House Republicans pressed Treasury Secretary Timothy Geithner Tuesday to release a detailed plan to unwind remaining taxpayer exposure to American International Group (AIG).

Geithner said he would give lawmakers a broad plan for how the government will unwind its holdings.

Under the Troubled Asset Relief Program, the government still holds $36 billion in AIG stock for a 61% stake in the monoline, according to the special inspector general for TARP.

Rep. Judy Biggert, R-Ill., asked Geithner if AIG, which required more than $167 billion in bailout commitments, remains largely unregulated today.

“Under the law of the land, that’s true. That’s how the system works,” Geithner said. He added the Federal Stability Oversight Council and its agencies continue to work on systemically important financial institution designations, which could place AIG under Federal Reserve supervision.

But he gave no timeline for when the designations would be made, even as AIG continues to make bets on residential and commercial mortgage bonds.

Once under Fed regulation, AIG would be forced to hold more against risk. The AIG credit-default swap portfolio remains at $168 billion.

Geithner explained the Fed is working with foreign central banks on how to enforce the rules in a unified way.

“We negotiated uniform rules. That’s not enough, because you want to make sure they’re enforced on a common basis and that is a very challenging process,” Geithner said. “If you raise standards in the U.S. and leave them weaker outside the U.S., risk will shift outside of the U.S., but will still affect us.”

Rep.
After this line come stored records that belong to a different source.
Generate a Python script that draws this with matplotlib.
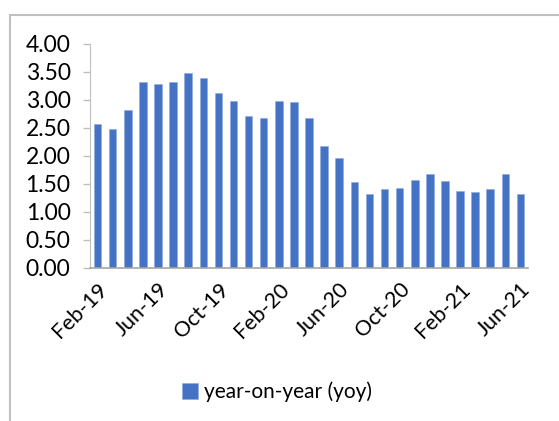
import matplotlib
matplotlib.use('Agg')
import matplotlib.pyplot as plt
from matplotlib.patches import Rectangle
import numpy as np

months = ['Feb-19', 'Mar-19', 'Apr-19', 'May-19', 'Jun-19', 'Jul-19', 'Aug-19',
          'Sep-19', 'Oct-19', 'Nov-19', 'Dec-19', 'Jan-20', 'Feb-20', 'Mar-20',
          'Apr-20', 'May-20', 'Jun-20', 'Jul-20', 'Aug-20', 'Sep-20', 'Oct-20',
          'Nov-20', 'Dec-20', 'Jan-21', 'Feb-21', 'Mar-21', 'Apr-21', 'May-21',
          'Jun-21']
yoy = [2.57, 2.48, 2.83, 3.32, 3.28, 3.32, 3.49, 3.39, 3.13, 2.99, 2.71, 2.67,
       2.98, 2.96, 2.67, 2.18, 1.96, 1.53, 1.32, 1.41, 1.43, 1.58, 1.67, 1.55,
       1.38, 1.36, 1.41, 1.67, 1.32]
yticks = [0.0, 0.5, 1.0, 1.5, 2.0, 2.5, 3.0, 3.5, 4.0]

plt.rcParams['font.family'] = ['Lato', 'DejaVu Sans']

fig = plt.figure(figsize=(5.59, 4.21), dpi=100)
ax = fig.add_axes([90/559, 1-268/421, (528-90)/559, (268-44)/421])

x = np.arange(len(months))
bars = ax.bar(x, yoy, width=0.5, color='#4472C4', edgecolor='#8FAADC', linewidth=0.4,
              label='year-on-year (yoy)')

ax.set_xlim(-0.5, len(months) - 0.5)
ax.set_ylim(0, 4)
ax.set_yticks(yticks)
ax.set_yticklabels(['{:.2f}'.format(v) for v in yticks], fontsize=16.5)

ax.set_xticks(x[::4])
ax.set_xticklabels(months[::4], rotation=45, ha='right', rotation_mode='anchor', fontsize=15.5)
ax.tick_params(axis='x', length=0, pad=8)
ax.tick_params(axis='y', length=5, width=1, color='#BFBFBF', pad=9)

for s in ['top', 'right']:
    ax.spines[s].set_visible(False)
ax.spines['left'].set_color('#BFBFBF')
ax.spines['bottom'].set_color('#A6A6A6')
ax.spines['bottom'].set_linewidth(1.2)

# outer chart frame
fig.patches.append(Rectangle((10/559, -0.1), 1.1, 1.1 - 15/421,
                             transform=fig.transFigure, fill=False,
                             edgecolor='#C0C0C0', linewidth=1.5))

fig.legend(handles=[bars], loc='center', bbox_to_anchor=(277/559, 1-392/421),
           frameon=False, fontsize=15, handlelength=0.8, handleheight=0.8,
           handletextpad=0.3)

fig.savefig('out.png', dpi=100)
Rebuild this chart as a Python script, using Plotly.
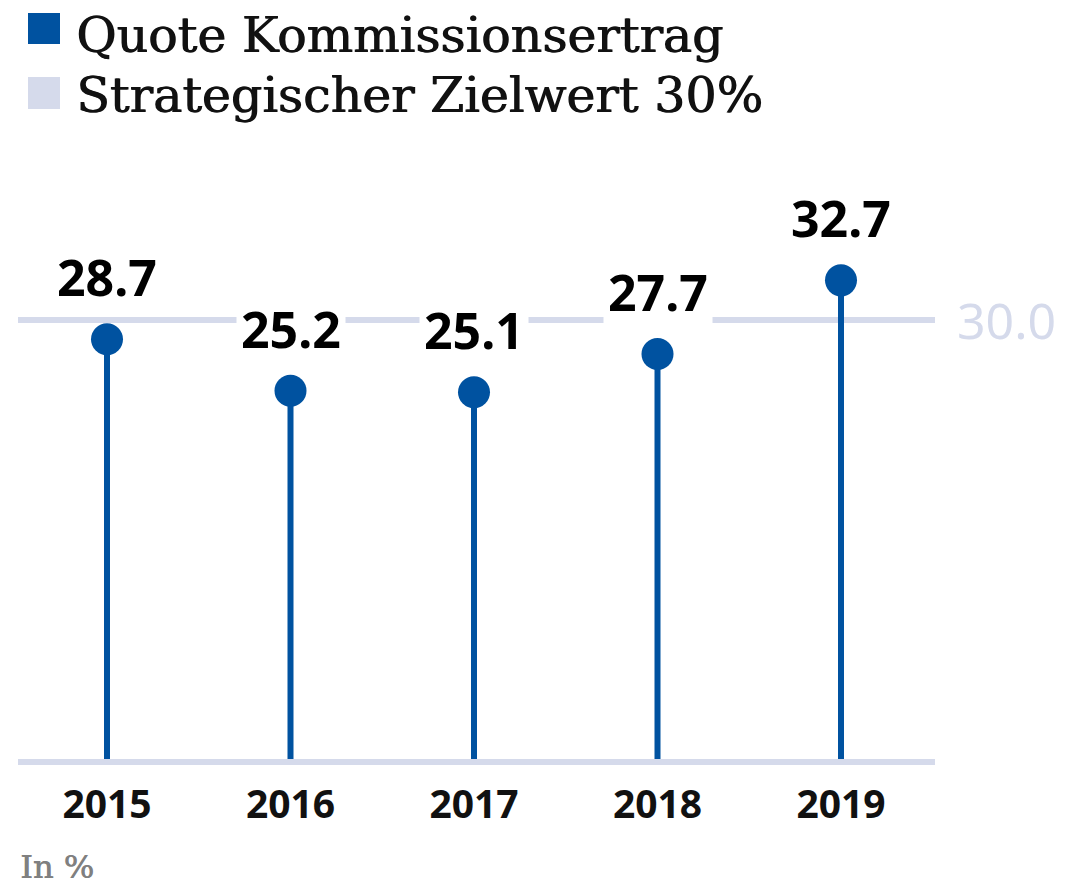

Spencer Bachus, R-Ala., said not having AIG under a regulator is a disservice to taxpayers.

Still, Geithner reiterated the TARP investments in the monoline remain on track to net taxpayers a profit.

“On current estimates, and this is a remarkable thing, the taxpayer will earn a substantial positive return on the full scope of tens of billions of dollars of exposure we took to AIG to protect the economy from its failures,” Geithner said.